James Bent recounts how he was travelling from Croft’s Bank to Barton when he spotted a drunk lying spread-eagled on top of a cart of coals. The man was sliding down and about to fall under the wheels of the wagon when Bent rushed over and caught him. Rather than showering Bent with gratitude, the drunkard instead aimed a running kick at him, his heavy boot breaking the third finger on the policeman’s hand. Much to Bent’s annoyance his assailant got off with a five shillings fine – yet another example of the bench’s indulgent attitude to assaults on the police. Nor were women much better than men. They frequently appeared in court after drunken brawls. Usually the magistrate admonished them and sent them away bound over to keep the peace. Even when magistrates imposed the usual penalty, a fine of ‘five bob’, this was no deterrent. It was only in 1872 that a graded scale of fines for drunkenness was introduced, from ten shillings for a first offence to forty shillings for a third.
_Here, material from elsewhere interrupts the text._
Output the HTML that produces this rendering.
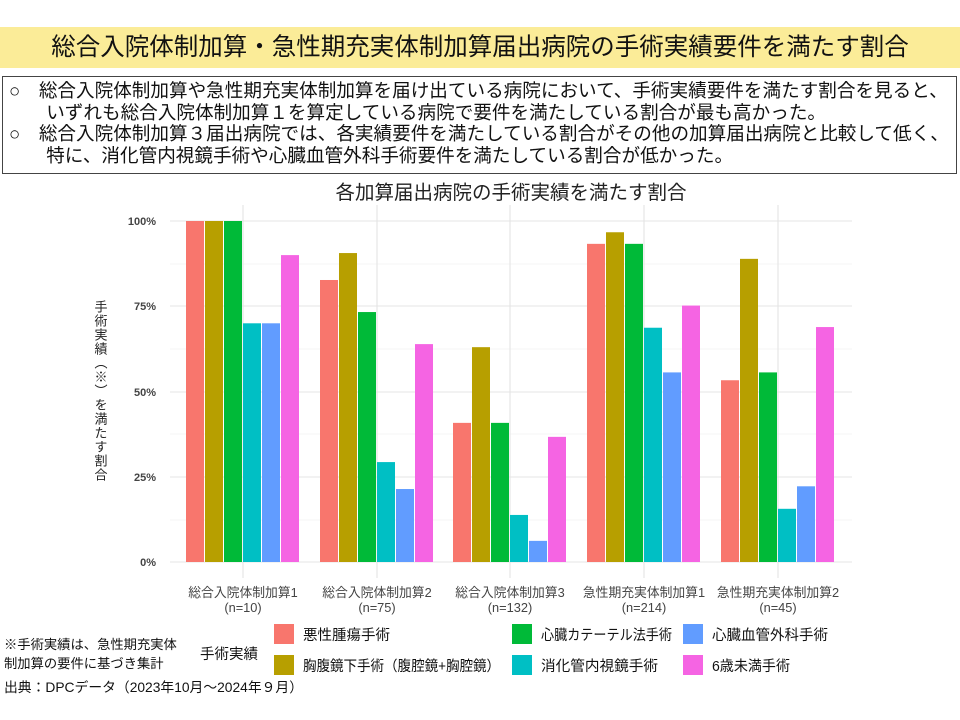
<!DOCTYPE html>
<html><head><meta charset="utf-8"><style>
body{margin:0;width:960px;height:720px;background:#fff;font-family:"Liberation Sans","Noto Sans CJK JP",sans-serif;position:relative;overflow:hidden}
.ban{position:absolute;left:0;top:27px;width:960px;height:41px;background:#FBEC98;font-size:24.5px;text-align:center;line-height:41px;color:#111;white-space:nowrap}
.box{position:absolute;left:2px;top:76px;width:955px;height:98px;border:1px solid #444;box-sizing:border-box;font-size:18.6px;line-height:21.5px;padding:3px 0 0 6px;color:#111;white-space:nowrap;overflow:hidden}
</style></head><body>
<div class="ban">総合入院体制加算・急性期充実体制加算届出病院の手術実績要件を満たす割合</div>
<div class="box">○　総合入院体制加算や急性期充実体制加算を届け出ている病院において、手術実績要件を満たす割合を見ると、<br>　　いずれも総合入院体制加算１を算定している病院で要件を満たしている割合が最も高かった。<br>○　総合入院体制加算３届出病院では、各実績要件を満たしている割合がその他の加算届出病院と比較して低く、<br>　　特に、消化管内視鏡手術や心臓血管外科手術要件を満たしている割合が低かった。</div>
<svg width="960" height="720" style="position:absolute;left:0;top:0" font-family="Liberation Sans, Noto Sans CJK JP, sans-serif">
<text x="511" y="199" font-size="19.5" text-anchor="middle" fill="#222">各加算届出病院の手術実績を満たす割合</text>
<g stroke="#ebebeb" stroke-width="0.6">
<line x1="170" x2="852" y1="264" y2="264"/><line x1="170" x2="852" y1="349" y2="349"/><line x1="170" x2="852" y1="434" y2="434"/><line x1="170" x2="852" y1="520" y2="520"/>
</g>
<g stroke="#e4e4e4" stroke-width="1.1">
<line x1="170" x2="852" y1="221" y2="221"/><line x1="170" x2="852" y1="306" y2="306"/><line x1="170" x2="852" y1="392" y2="392"/><line x1="170" x2="852" y1="477" y2="477"/><line x1="170" x2="852" y1="562" y2="562"/>
<line x1="243" x2="243" y1="205" y2="578"/><line x1="377" x2="377" y1="205" y2="578"/><line x1="510" x2="510" y1="205" y2="578"/><line x1="644" x2="644" y1="205" y2="578"/><line x1="778" x2="778" y1="205" y2="578"/>
</g>
<g font-size="11" fill="#444" text-anchor="end" font-weight="bold">
<text x="156" y="225">100%</text><text x="156" y="310">75%</text><text x="156" y="396">50%</text><text x="156" y="481">25%</text><text x="156" y="566">0%</text>
</g>
<text font-size="13" fill="#222" writing-mode="vertical-rl" x="100" y="300" letter-spacing="1">手術実績（※）を満たす割合</text>
<g id="bars"></g>
<g font-size="12.8" fill="#444" text-anchor="middle">
<text x="243" y="597">総合入院体制加算1</text><text x="243" y="612">(n=10)</text>
<text x="377" y="597">総合入院体制加算2</text><text x="377" y="612">(n=75)</text>
<text x="510" y="597">総合入院体制加算3</text><text x="510" y="612">(n=132)</text>
<text x="644" y="597">急性期充実体制加算1</text><text x="644" y="612">(n=214)</text>
<text x="778" y="597">急性期充実体制加算2</text><text x="778" y="612">(n=45)</text>
</g>
<g font-size="13.3" fill="#111">
<text x="4" y="649">※手術実績は、急性期充実体</text><text x="4" y="668">制加算の要件に基づき集計</text>
<text x="4" y="692" font-size="13.8">出典：DPCデータ（2023年10月～2024年９月）</text>
<text x="200" y="659" font-size="14.5">手術実績</text>
</g>
<g font-size="14.5" fill="#111">
<rect x="274" y="624" width="20" height="20" fill="#F8766D"/><text x="303" y="640" textLength="87" lengthAdjust="spacingAndGlyphs">悪性腫瘍手術</text>
<rect x="274" y="655" width="20" height="20" fill="#B79F00"/><text x="303" y="671" textLength="197" lengthAdjust="spacingAndGlyphs">胸腹鏡下手術（腹腔鏡+胸腔鏡）</text>
<rect x="512" y="624" width="20" height="20" fill="#00BA38"/><text x="541" y="640" textLength="131" lengthAdjust="spacingAndGlyphs">心臓カテーテル法手術</text>
<rect x="512" y="655" width="20" height="20" fill="#00BFC4"/><text x="541" y="671" textLength="117" lengthAdjust="spacingAndGlyphs">消化管内視鏡手術</text>
<rect x="683" y="624" width="20" height="20" fill="#619CFF"/><text x="712" y="640" textLength="116" lengthAdjust="spacingAndGlyphs">心臓血管外科手術</text>
<rect x="683" y="655" width="20" height="20" fill="#F564E3"/><text x="712" y="671" textLength="78" lengthAdjust="spacingAndGlyphs">6歳未満手術</text>
</g>
</svg>
<script>
var d=[[100,100,100,70,70,90],[82.7,90.6,73.3,29.3,21.4,63.9],[40.8,63,40.8,13.8,6.2,36.7],[93.3,96.7,93.3,68.7,55.6,75.2],[53.3,88.9,55.6,15.6,22.2,68.9]];
var c=["#F8766D","#B79F00","#00BA38","#00BFC4","#619CFF","#F564E3"],cx=[243,377,510,644,778],s="";
d.forEach(function(g,i){g.forEach(function(v,j){var h=v*3.41;s+='<rect x="'+(cx[i]-57+j*19)+'" y="'+(562-h)+'" width="18" height="'+h+'" fill="'+c[j]+'"/>';});});
document.getElementById("bars").innerHTML=s;
</script>
</body></html>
No one disputed the effect of drink on family life. The drunken husband who beat his unfortunate wife and starving children was a standard of temperance literature. His children were starving because he drank his wages or lost his job because of his addiction. Once he reached these depths he often resorted to stealing so that he could buy drink. Meanwhile, his neglected children, growing up without proper paternal guidance, drifted into crime. The drunkard, however, was also a victim. Official Manchester police figures show that in the middle of the nineteenth century over half the victims of violent robbery had been drinking. In most cases the perpetrator was a woman – usually a prostitute – or a woman with an accomplice.
Lord of All He Surveys
Yet, though opponents of drink frequently proclaimed its evils, their efforts had no impact on levels of drinking. Even less did they diminish the number of people who wanted to spend their lives behind the bar. Running a pub, either as a tenant or licensee, was an extremely attractive proposition. For both men and women it was often their only hope of escaping the endless drudgery of the factory or domestic service.